Can Amazon Handmade Actually Kill Etsy?

Craft Maker Pro » Can Amazon Handmade Actually Kill Etsy?

Etsy stock continued its decline in November dropping another 14.6% according to S&P Capital IQ data.

Can Amazon Handmade Actually Kill EtsyThe company began shedding value in early October when online retail giant Amazon Handmade launched a marketplace for handmade goods which competes with Etsy.

Despite the threat, Etsy is putting up a fearless fight against Handmade Amazon, with transactions across its platform rising 21.7% year over year.

The Brooklyn-based company has been cultivating its marketplace dynamics for the last 10 years and has roughly 1.6 million active sellers.

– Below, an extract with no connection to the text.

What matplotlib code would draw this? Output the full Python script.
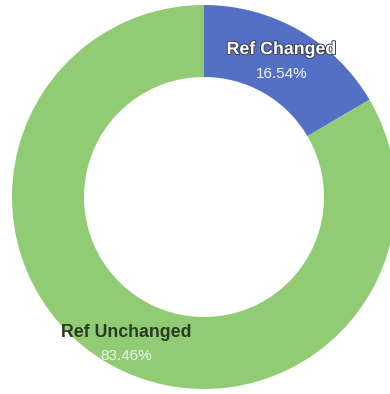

But can Handmade at Amazon actually kill Etsy? It depends.

Let’s look at their benefits first:

Etsy Benefits

Etsy has been at this game far longer than Amazon, and it’s entirely possible that Amazon doesn’t know it’s bitten off more than it can chew.

The most important thing is whether the sellers drifting from Etsy to test the waters at Amazon see any overall improvements to their brand reach, traffic, and sales. If they don’t, they won’t bother hanging around Amazon for long.

Look at their benefits:

  1. Can set up a collective store with other crafters
  2. Buyers can request commissioned work
  3. Easy to list custom and other one-of-a-kind items
  4. Popular site among craft artists and customers
  5. Ability to create custom orders
  6. Not competing with non-craft listings
  7. Access to resources and community centered around making and selling crafts
  8. The stability and “friendliness” of Etsy’s marketplace is something that many handmade sellers have come to rely on and expect.

However, this is not to imply they’ll stay exclusive to Etsy (history tells us they won’t–they’re constantly on the lookout for the magic bullet that Etsy has never provided).

Amazon Benefits

Amazon’s two biggest “pull” factors for sellers emigrating from Etsy are its strict enforcement of only selling truly handmade goods (something that Etsy, for all practical purposes, stopped enforcing in mid-2013), and a perceived decline in the quality of seller relations on Etsy’s part.

However, Etsy has already suspended 168,000 Etsy Accounts in 2014.

There are however other benefits to selling on Amazon that make it competitive with Etsy, such as:

  1. Charges a lower sales commission than Etsy
  2. Ability to host amazon store on your own website
  3. No listing fee to sell as an individual (Etsy charges 20 cents per quantity)
  4. You can sell unrelated items from the same store as an individual, such as books
  5. If anything, Amazon has a reputation for being extremely unfriendly to its merchants.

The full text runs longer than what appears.